Yared Nuguse (Notre Dame)
This really isn’t a surprise. Nuguse is the king of winning close races, as noted by his DMR national title in 2019, his 1500 meter national title last spring, and his recent victory over Oliver Hoare in the DMR at Alex Wilson. The more important question here is...which title will Nuguse be kicking to? He is set to anchor the Notre Dame DMR as well as run the 3k. Based on the fields, it seems more likely that Nuguse may be chasing his competition in the DMR, leaving him with the only option of executing a big kick in the final moments of the distance medley relay.
Have success at altitude
BYU Women (DMR)
The Cougars will be in stiff competition with Stanford, Washington and Arkansas for the DMR national title next weekend, but BYU is the only relay amongst them that trains at altitude. While it certainly is not the only factor to consider, BYU is at almost an identical elevation to New Mexico which should give the Cougars a leg up in this hotly contested relay. Having Whittni Orton on the anchor also doesn’t hurt.
Joe Klecker (Colorado)
Similar to BYU, the University of Colorado also sits just a hair over 5,000 feet and provides comparable training conditions to New Mexico. Klecker was a top finisher at last year’s indoor national meet and should have a slight edge considering that he'll be competing at altitude this season. Plus, he as run 4:01 for the mile in Boulder, Colorado, so we know that he can race at a VERY high level regardless of the altitude.
That said, remember that the Northern Arizona men are coming down from 7,000 feet for this weekend.
Implement the smartest race tactics
Alicia Monson (Wisconsin)
One could argue that Monson already has a head start on race tactics by opting to only run the 3k this year. Last season, she attempted to double in the 5k and 3k at Nationals which worked great for the first race (a 5k title) and very poorly for the second (10th in the 3k). Monson currently sits at the NCAA #2 position, but will need to run a very smart race if she wants to fend off the NCAA leader, Whittni Orton. Look for the Wisconsin senior to position herself near the front and try and get the inside track on Orton with one or two laps to go.
Edwin Kurgat (Iowa State)
During cross country, Edwin Kurgat was a master tactician. He never lost a race thanks to biding his time until just the right moment, then pulling away with relative ease. The question is, can he do it on the track? Kurgat has not been the overwhelming favorite that many fans thought he would be this track season, but championship season brings a different style of racing, one that weighs heavily on being in the right place at the right time. Look for the Iowa State senior to subtly move up as the race progresses and move into position over the closing laps.
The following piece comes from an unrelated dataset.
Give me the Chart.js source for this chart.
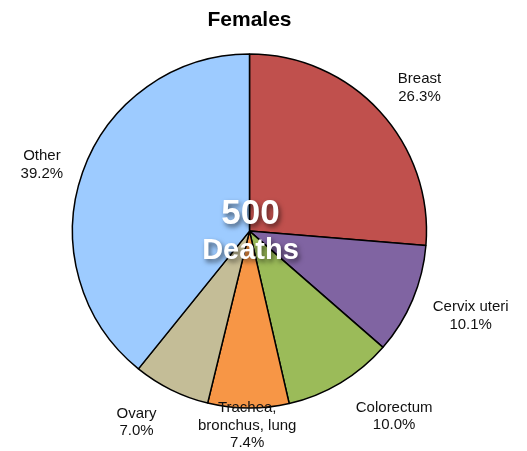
<!DOCTYPE html>
<html>
<head>
<meta charset="utf-8">
<script src="https://cdn.jsdelivr.net/npm/chart.js@4"></script>
<style>
  html, body { margin: 0; padding: 0; background: #fff; }
  #wrap { width: 527px; height: 451px; }
</style>
</head>
<body>
<div id="wrap"><canvas id="pie_chart"></canvas></div>
<script>
// Chart data
var CAUSES = ['Breast', 'Cervix uteri', 'Colorectum', 'Trachea,\nbronchus, lung', 'Ovary', 'Other'];
var SHARES = [26.3, 10.1, 10.0, 7.4, 7.0, 39.2];
var COLORS = ['#C0504D', '#8064A2', '#9BBB59', '#F79646', '#C4BD97', '#9DCBFF'];
var TOTAL_DEATHS = '500';
var TOTAL_LABEL = 'Deaths';
var TITLE = 'Females';

// Nudges for the outside labels (same order as CAUSES)
var LABEL_NUDGE = [[19, -4], [32, 5], [39, 9], [-1, -11], [-22, 7], [-14, 2]];

var sliceLabels = {
	id: 'sliceLabels',
	afterDatasetsDraw: function(chart) {
		var ctx = chart.ctx;
		var arcs = chart.getDatasetMeta(0).data;
		ctx.save();
		ctx.font = '15px "Liberation Sans", Arial, sans-serif';
		ctx.fillStyle = '#111';
		ctx.textAlign = 'center';
		ctx.textBaseline = 'middle';
		arcs.forEach(function(arc, i) {
			var mid = (arc.startAngle + arc.endAngle) / 2;
			var r = arc.outerRadius * 1.16;
			var x = arc.x + Math.cos(mid) * r + LABEL_NUDGE[i][0];
			var y = arc.y + Math.sin(mid) * r + LABEL_NUDGE[i][1];
			var lines = CAUSES[i].split('\n').concat([SHARES[i].toFixed(1) + '%']);
			var lh = 17.5;
			var y0 = y - (lines.length - 1) * lh / 2;
			for (var j = 0; j < lines.length; j++) {
				ctx.fillText(lines[j], x, y0 + j * lh);
			}
		});

		// Total in the middle
		var cx = arcs[0].x, cy = arcs[0].y;
		ctx.fillStyle = '#fff';
		ctx.shadowColor = 'rgba(0,0,0,0.55)';
		ctx.shadowBlur = 5;
		ctx.shadowOffsetX = 2;
		ctx.shadowOffsetY = 3;
		ctx.font = 'bold 35px "Liberation Sans", Arial, sans-serif';
		ctx.fillText(TOTAL_DEATHS, cx + 1, cy - 17);
		ctx.font = 'bold 29px "Liberation Sans", Arial, sans-serif';
		ctx.fillText(TOTAL_LABEL, cx + 1, cy + 20);
		ctx.restore();
	}
};

new Chart(document.getElementById('pie_chart'), {
	type: 'pie',
	data: {
		labels: CAUSES,
		datasets: [{
			data: SHARES,
			backgroundColor: COLORS,
			borderColor: '#000',
			borderWidth: 1.5,
			hoverOffset: 0,
			radius: 177
		}]
	},
	options: {
		responsive: true,
		maintainAspectRatio: false,
		animation: false,
		layout: { padding: { left: 10, right: 38, top: 0, bottom: 27 } },
		plugins: {
			legend: { display: false },
			tooltip: { enabled: false },
			title: {
				display: true,
				text: TITLE,
				color: '#000',
				font: { family: '"Liberation Sans", Arial, sans-serif', size: 21, weight: 'bold' },
				padding: { top: 8, bottom: 5 }
			}
		}
	},
	plugins: [sliceLabels]
});
</script>
</body>
</html>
Win their first national title
Whittni Orton (BYU)
If I had to bet money on anyone winning this weekend, it would be Orton. She has been on the bubble for “best runner in the NCAA” this indoor season and will have two great chances next weekend in the DMR and 3k. Although she will face a fresh Monson in the 3000 meters, Dani Jones opted out of the 3k and was arguably Orton’s toughest competition. The BYU senior has the top mark (by four seconds) in the event this season and also has the best finishing kick out of anyone in the field.
The entire men’s 800 field
No one in this field has won an individual national title before, although Dixon did win NCAA gold in the 4x400 relay last spring. While Dixon is certainly a strong runner, he is not having the year that many predicted him to have. In all likelihood, someone not named "Devin" is going to win this race and earn their first national title.
Remember what happened last year
Danae Rivers (Penn State)
No, I’m not talking about how Rivers won a national title in 2019. Instead, I’m talking about how she almost didn’t even make it out of the preliminary rounds in the 800 meters last winter en route to that aforementioned title. Rivers came in as the heavy favorite to win the event, but almost saw disaster strike when she finished 7th overall in the prelims, only one spot out of elimination. The Penn State senior also failed to move past the prelim rounds at the Outdoor National Championships in 2019, raising some concern on how well she does in tactile races. That, however, will certainly motivate the Nittany Lion ace as she'll move up to the mile this year.
Oliver Hoare (Wisconsin)
Like Rivers, Hoare was the clear title favorite in the mile last winter before falling to 3rd in what was one of the biggest upsets of the year. The Wisconsin senior is currently in the NCAA #5 position for the mile, but three of the four men ahead of him have scratched this event. But the NCAA #7 ranked miler has opted not to scratch is Geordie Beamish, the man who took down Hoare in 2019. There is no doubt that Hoare will have redemption on his mind when he lands in New Mexico and toes the line against Beamish.
Surprise a lot of people
Grace Forbes (Rice)
If you had asked me about Grace Forbes when the indoor season started, my immediate response would have been...who? The Rice freshman had a very solid cross country season, but has really found herself on the track this indoor season. She ran a massive personal best of 8:56 for 3000 meters at the BU Last Chance meet and comes in as the NCAA #8 collegian this season. If she can finish in the top eight (All-American), it would be the cherry on top of a phenomenal season.
Kieran Tuntivate (Harvard)
Tuntivate has made a name for himself over the last 12 months with his gutsy racing style and fearless attitude. The Harvard senior won an indoor title last season while running most of the race barefoot after he lost his shoe in the early stages.
So if everyone knows him, why would he surprise anyone?
For starters, many thought Tuntivate would likely opt to compete in the 3k rather than the mile next weekend. He is ranked one spot higher in the mile, but has been known as more of a true distance runner. His bold decision could pay off big time. The mile saw a lot of the top names scratch for other events and could be less predictable given the altitude. I predict that Tuntivate will pull a “Soratos” and throw in a big move at some point during the race to mix it up.